Appellant relied on the specific wording of the Notice.  The underlined portion of the notice made it clear that it was intended to award increments even for employees in receipt of wages above the minima. The percentage increment is provided for.  It was the percentage difference between the last Grade One wage and each employee’s “last wage”.  It is also clear from the context that last wage referred to the Zimbabwe Dollar (ZWD) wage just before “dollarization” in February 2009. Using that formula Appellant calculated the adjustment due on his wage thus,

*101,546,272,790,00 x 69.24**  152.32.

***46,157,396,724.00

The figure marked * represents Appellant’s last ZWD wage per fortnight. The figure marked ** represents his first USD salary set by Respondent.  The figure marked *** represents the last Grade One wage in ZWD.  I am persuaded

that  this calculation expresses the clear intent of the Notice issued by the NEC.  This caters for employees who were already receiving high wages for whatever reason.  They were meant to receive percentage increments similar to their colleagues.  That would accord with the requirement to treat employees equitably.

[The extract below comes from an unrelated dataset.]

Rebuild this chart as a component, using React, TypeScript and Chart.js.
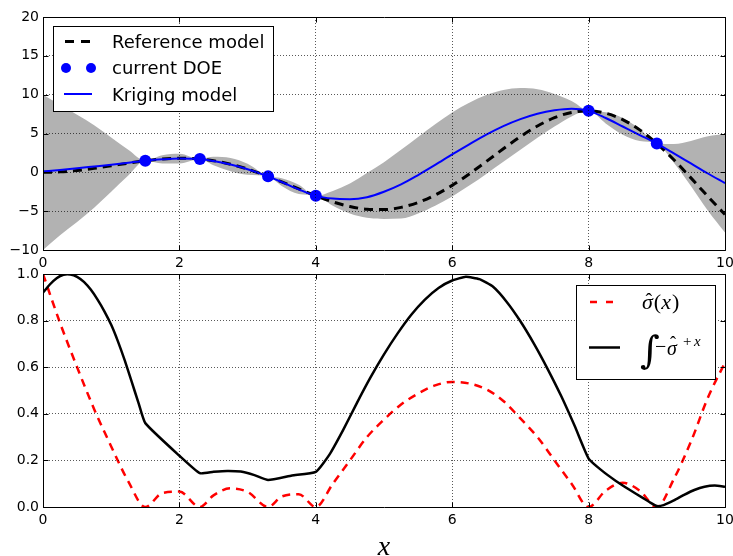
import React, { useEffect, useRef } from "react";
import { Chart, registerables } from "chart.js";

Chart.register(...registerables);

// ---------- data ----------
const X_GRID = [0, 0.25, 0.5, 0.75, 1, 1.25, 1.5, 1.75, 2, 2.3, 2.5, 2.75, 3, 3.3, 3.5, 3.75, 4, 4.25, 4.5, 4.75, 5, 5.25, 5.5, 5.75, 6, 6.25, 6.5, 6.75, 7, 7.25, 7.5, 7.75, 8, 8.25, 8.5, 8.75, 9, 9.25, 9.5, 9.75, 10];

const REFERENCE_MODEL = [0, 0.062, 0.24, 0.511, 0.841, 1.186, 1.496, 1.722, 1.819, 1.715, 1.496, 1.05, 0.423, -0.52, -1.228, -2.143, -3.027, -3.804, -4.399, -4.747, -4.795, -4.509, -3.88, -2.922, -1.676, -0.207, 1.398, 3.038, 4.599, 5.967, 7.035, 7.708, 7.915, 7.613, 6.787, 5.466, 3.709, 1.613, -0.714, -3.115, -5.44];

const KRIGING_MODEL = [0.1, 0.3, 0.52, 0.75, 0.98, 1.24, 1.496, 1.68, 1.78, 1.715, 1.45, 1.0, 0.4, -0.52, -1.25, -2.2, -3.027, -3.38, -3.45, -3.2, -2.5, -1.55, -0.35, 0.95, 2.3, 3.6, 4.85, 5.95, 6.85, 7.55, 8.0, 8.2, 7.915, 7.0, 5.9, 4.8, 3.709, 2.45, 1.15, -0.15, -1.4];

const BAND_UPPER = [10.0, 8.7, 7.4, 6.05, 4.5, 2.9, 1.496, 2.2, 2.4, 1.715, 2.0, 1.85, 1.1, -0.52, -0.75, -1.6, -3.027, -2.4, -1.45, -0.1, 1.3, 2.9, 4.55, 6.2, 7.7, 8.95, 9.95, 10.6, 10.85, 10.7, 10.1, 9.2, 7.915, 7.75, 7.0, 5.6, 3.709, 3.65, 4.05, 4.65, 4.95];

const BAND_LOWER = [-10.0, -8.1, -6.4, -4.55, -2.5, -0.4, 1.496, 1.15, 1.15, 1.715, 0.9, 0.15, -0.3, -0.52, -1.75, -2.8, -3.027, -4.3, -5.3, -5.85, -6.0, -5.95, -5.3, -4.3, -3.1, -1.7, -0.2, 1.35, 2.9, 4.45, 5.9, 7.2, 7.915, 6.3, 4.85, 4.05, 3.709, 1.25, -1.75, -4.95, -7.75];

const DOE_X = [1.5, 2.3, 3.3, 4, 8, 9];
const DOE_Y = [1.496, 1.715, -0.52, -3.027, 7.915, 3.709];

const SIGMA_HAT = [1.0, 0.79, 0.6, 0.42, 0.26, 0.11, 0.0, 0.06, 0.066, 0.0, 0.05, 0.08, 0.065, 0.0, 0.045, 0.055, 0.0, 0.1, 0.2, 0.3, 0.375, 0.44, 0.487, 0.522, 0.537, 0.53, 0.505, 0.455, 0.38, 0.3, 0.2, 0.1, 0.0, 0.07, 0.104, 0.07, 0.0, 0.12, 0.28, 0.47, 0.62];

const INTEGRAL_X = [0, 0.1, 0.2, 0.3, 0.4, 0.5, 0.6, 0.7, 0.8, 0.9, 1.0, 1.1, 1.2, 1.3, 1.4, 1.5, 2.0, 2.3, 2.5, 2.7, 2.9, 3.1, 3.3, 3.65, 4.0, 4.2, 4.4, 4.6, 4.8, 5.0, 5.2, 5.4, 5.6, 5.8, 6.0, 6.2, 6.4, 6.6, 6.8, 7.0, 7.2, 7.4, 7.6, 7.8, 8.0, 8.2, 8.4, 8.6, 8.8, 8.9, 9.0, 9.1, 9.25, 9.4, 9.55, 9.7, 9.85, 10];
const SIGMA_INTEGRAL = [0.92, 0.955, 0.982, 0.997, 0.998, 0.988, 0.966, 0.933, 0.89, 0.84, 0.782, 0.71, 0.628, 0.538, 0.447, 0.36, 0.22, 0.145, 0.151, 0.155, 0.152, 0.137, 0.116, 0.135, 0.151, 0.225, 0.33, 0.445, 0.555, 0.655, 0.745, 0.825, 0.89, 0.94, 0.972, 0.988, 0.978, 0.945, 0.88, 0.797, 0.7, 0.592, 0.475, 0.345, 0.208, 0.155, 0.112, 0.074, 0.038, 0.02, 0.004, 0.008, 0.028, 0.052, 0.073, 0.087, 0.092, 0.087];

const X_TICKS = [0, 2, 4, 6, 8, 10];
const TOP_Y_TICKS = [-10, -5, 0, 5, 10, 15, 20];
const BOTTOM_Y_TICKS = [0, 0.2, 0.4, 0.6, 0.8, 1.0];
const TOP_LEGEND = ["Reference model", "current DOE", "Kriging model"];
const X_LABEL = "x";

// ---------- helpers ----------
const pts = (xs: number[], ys: number[]) => xs.map((x, i) => ({ x, y: ys[i] }));
const W = 733;
const H = 556;
const TICK_FONT = { family: "DejaVu Sans", size: 14 };
const GRID_COLOR = "rgba(0,0,0,0.65)";

const setTicks = (vals: number[]) => (s: any) => {
  s.ticks = vals.map((v) => ({ value: v }));
};

const xScale = () => ({
  type: "linear",
  min: 0,
  max: 10,
  afterBuildTicks: setTicks(X_TICKS),
  afterFit: (s: any) => {
    s.height = 25;
    s.paddingLeft = 0;
    s.paddingRight = 0;
  },
  grid: { color: GRID_COLOR, lineWidth: 1, drawTicks: false, z: 1 },
  border: { display: false, dash: [1, 2] },
  ticks: { color: "#000", font: TICK_FONT, padding: 5, maxRotation: 0, callback: (v: any) => String(v) },
});

const yScale = (min: number, max: number, vals: number[], fmt: (v: number) => string) => ({
  type: "linear",
  min,
  max,
  afterBuildTicks: setTicks(vals),
  afterFit: (s: any) => {
    s.width = 43;
  },
  grid: { color: GRID_COLOR, lineWidth: 1, drawTicks: false, z: 1 },
  border: { display: false, dash: [1, 2] },
  ticks: { color: "#000", font: TICK_FONT, padding: 4, callback: (v: any) => fmt(Number(v)) },
});

const framePlugin = (xVals: number[], yVals: number[]) => ({
  id: "mplFrame",
  afterDraw(chart: any) {
    const { ctx, chartArea: a, scales } = chart;
    const L = Math.round(a.left) + 0.5;
    const R = Math.round(a.right) + 0.5;
    const T = Math.round(a.top) + 0.5;
    const B = Math.round(a.bottom) + 0.5;
    ctx.save();
    ctx.strokeStyle = "#000";
    ctx.lineWidth = 1;
    ctx.setLineDash([]);
    ctx.beginPath();
    ctx.rect(L, T, R - L, B - T);
    const tl = 5;
    xVals.forEach((v) => {
      const p = Math.round(scales.x.getPixelForValue(v)) + 0.5;
      ctx.moveTo(p, B);
      ctx.lineTo(p, B - tl);
      ctx.moveTo(p, T);
      ctx.lineTo(p, T + tl);
    });
    yVals.forEach((v) => {
      const q = Math.round(scales.y.getPixelForValue(v)) + 0.5;
      ctx.moveTo(L, q);
      ctx.lineTo(L + tl, q);
      ctx.moveTo(R, q);
      ctx.lineTo(R - tl, q);
    });
    ctx.stroke();
    ctx.restore();
  },
});

const topLegendPlugin = {
  id: "topLegend",
  afterDraw(chart: any) {
    const ctx = chart.ctx;
    ctx.save();
    ctx.fillStyle = "#fff";
    ctx.fillRect(53.5, 26.5, 220, 85);
    ctx.strokeStyle = "#000";
    ctx.lineWidth = 1;
    ctx.strokeRect(53.5, 26.5, 220, 85);
    // reference model sample
    ctx.setLineDash([9, 7]);
    ctx.lineWidth = 3;
    ctx.beginPath();
    ctx.moveTo(65, 41.5);
    ctx.lineTo(90, 41.5);
    ctx.stroke();
    ctx.setLineDash([]);
    // DOE sample
    ctx.fillStyle = "#0000ff";
    [66, 91].forEach((cx) => {
      ctx.beginPath();
      ctx.arc(cx, 68, 5, 0, Math.PI * 2);
      ctx.fill();
    });
    // kriging sample
    ctx.strokeStyle = "#0000ff";
    ctx.lineWidth = 2;
    ctx.beginPath();
    ctx.moveTo(64, 94);
    ctx.lineTo(92, 94);
    ctx.stroke();
    // labels
    ctx.fillStyle = "#000";
    ctx.font = '18px "DejaVu Sans"';
    ctx.textAlign = "left";
    ctx.textBaseline = "alphabetic";
    ctx.fillText(TOP_LEGEND[0], 112, 47.5);
    ctx.fillText(TOP_LEGEND[1], 112, 74);
    ctx.fillText(TOP_LEGEND[2], 112, 100.5);
    ctx.restore();
  },
};

const bottomLegendPlugin = {
  id: "bottomLegend",
  afterDraw(chart: any) {
    const ctx = chart.ctx;
    ctx.save();
    ctx.fillStyle = "#fff";
    ctx.fillRect(576.5, 285.5, 139, 94);
    ctx.strokeStyle = "#000";
    ctx.lineWidth = 1;
    ctx.strokeRect(576.5, 285.5, 139, 94);
    // sigma sample
    ctx.strokeStyle = "#ff0000";
    ctx.lineWidth = 2.5;
    ctx.setLineDash([7, 9]);
    ctx.beginPath();
    ctx.moveTo(590, 302);
    ctx.lineTo(613.5, 302);
    ctx.stroke();
    ctx.setLineDash([]);
    // integral sample
    ctx.strokeStyle = "#000";
    ctx.beginPath();
    ctx.moveTo(589, 347.5);
    ctx.lineTo(620, 347.5);
    ctx.stroke();

    ctx.fillStyle = "#000";
    ctx.textAlign = "left";
    ctx.textBaseline = "alphabetic";
    // sigma-hat(x)
    let x0 = 642;
    const base1 = 309;
    ctx.font = 'italic 22px "Liberation Serif"';
    const wS = ctx.measureText("σ").width;
    ctx.fillText("σ", x0, base1);
    ctx.font = '20px "Liberation Serif"';
    ctx.textAlign = "center";
    ctx.fillText("ˆ", x0 + wS / 2 + 1.5, base1 - 1);
    ctx.textAlign = "left";
    x0 += wS + 1;
    ctx.font = '22px "Liberation Serif"';
    ctx.fillText("(", x0, base1);
    x0 += ctx.measureText("(").width;
    ctx.font = 'italic 22px "Liberation Serif"';
    ctx.fillText("x", x0, base1);
    x0 += ctx.measureText("x").width + 1;
    ctx.font = '22px "Liberation Serif"';
    ctx.fillText(")", x0, base1);

    // integral label
    ctx.font = '38px "DejaVu Serif"';
    ctx.fillText("∫", 640, 363);
    ctx.font = '20px "Liberation Serif"';
    ctx.fillText("−", 655, 353);
    ctx.font = 'italic 20px "Liberation Serif"';
    const w2 = ctx.measureText("σ").width;
    ctx.fillText("σ", 667, 355);
    ctx.font = '18px "Liberation Serif"';
    ctx.textAlign = "center";
    ctx.fillText("ˆ", 667 + w2 / 2 + 1, 349);
    ctx.textAlign = "left";
    ctx.font = '15px "Liberation Serif"';
    ctx.fillText("+", 683, 346);
    ctx.font = 'italic 15px "Liberation Serif"';
    ctx.fillText("x", 694, 346);

    // x axis label
    ctx.font = 'italic 28px "Liberation Serif"';
    ctx.textAlign = "center";
    ctx.fillText(X_LABEL, 384, 555);
    ctx.restore();
  },
};

export default function App() {
  const ref1 = useRef<HTMLCanvasElement>(null);
  const ref2 = useRef<HTMLCanvasElement>(null);

  useEffect(() => {
    const common: any = {
      responsive: false,
      animation: false,
      events: [],
      plugins: { legend: { display: false }, tooltip: { enabled: false } },
    };

    const c1 = new Chart(ref1.current as HTMLCanvasElement, {
      type: "line",
      data: {
        datasets: [
          {
            label: "current DOE",
            data: pts(DOE_X, DOE_Y),
            showLine: false,
            pointRadius: 6,
            pointBackgroundColor: "#0000ff",
            pointBorderWidth: 0,
            borderColor: "#0000ff",
          },
          {
            label: "Kriging model",
            data: pts(X_GRID, KRIGING_MODEL),
            borderColor: "#0000ff",
            borderWidth: 2,
            pointRadius: 0,
            cubicInterpolationMode: "monotone",
            fill: false,
          },
          {
            label: "Reference model",
            data: pts(X_GRID, REFERENCE_MODEL),
            borderColor: "#000",
            borderWidth: 3,
            borderDash: [9, 6],
            pointRadius: 0,
            cubicInterpolationMode: "monotone",
            fill: false,
          },
          {
            label: "upper",
            data: pts(X_GRID, BAND_UPPER),
            borderColor: "rgba(0,0,0,0)",
            borderWidth: 1,
            pointRadius: 0,
            cubicInterpolationMode: "monotone",
            fill: false,
          },
          {
            label: "lower",
            data: pts(X_GRID, BAND_LOWER),
            borderColor: "rgba(0,0,0,0)",
            borderWidth: 1,
            pointRadius: 0,
            cubicInterpolationMode: "monotone",
            fill: "-1",
            backgroundColor: "rgb(178,178,178)",
          },
        ],
      } as any,
      options: {
        ...common,
        layout: { padding: { left: 0, right: 8, top: 17, bottom: H - 250 - 25 } },
        scales: {
          x: xScale(),
          y: yScale(-10, 20, TOP_Y_TICKS, (v) => String(v).replace("-", "−")),
        },
      } as any,
      plugins: [framePlugin(X_TICKS, TOP_Y_TICKS), topLegendPlugin],
    });

    const c2 = new Chart(ref2.current as HTMLCanvasElement, {
      type: "line",
      data: {
        datasets: [
          {
            label: "integral",
            data: pts(INTEGRAL_X, SIGMA_INTEGRAL),
            borderColor: "#000",
            borderWidth: 2.5,
            pointRadius: 0,
            tension: 0.15,
            borderJoinStyle: "round",
            fill: false,
          },
          {
            label: "sigma",
            data: pts(X_GRID, SIGMA_HAT),
            borderColor: "#ff0000",
            borderWidth: 2.5,
            borderDash: [8, 6],
            pointRadius: 0,
            cubicInterpolationMode: "monotone",
            fill: false,
          },
        ],
      } as any,
      options: {
        ...common,
        layout: { padding: { left: 0, right: 8, top: 274, bottom: H - 507 - 25 } },
        scales: {
          x: xScale(),
          y: yScale(0, 1, BOTTOM_Y_TICKS, (v) => v.toFixed(1)),
        },
      } as any,
      plugins: [framePlugin(X_TICKS, BOTTOM_Y_TICKS), bottomLegendPlugin],
    });

    return () => {
      c1.destroy();
      c2.destroy();
    };
  }, []);

  const cs: any = { position: "absolute", left: 0, top: 0, width: W, height: H };
  return (
    <div style={{ position: "absolute", left: 0, top: 0, width: W, height: H, background: "#fff", overflow: "hidden" }}>
      <canvas ref={ref1} width={W} height={H} style={cs} />
      <canvas ref={ref2} width={W} height={H} style={cs} />
    </div>
  );
}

My finding relates to increases just after dollarization.  It means that Appellant’s current salary needs to be readjusted taking into account all other increments in the period between dollarization and now.  Therefore I shall remit the matter back to the NEC to re-adjust Appellant’s wages in light of my findings and to calculate the shortfalls due to him.

Wherefore it is ordered that,

The appeal is hereby allowed;

The matter is remitted back to the NEC Tobacco Industry for it to

re-adjust upwards, Appellant’s current wage in light of the findings in this judgment and to calculate the shortfalls due to him.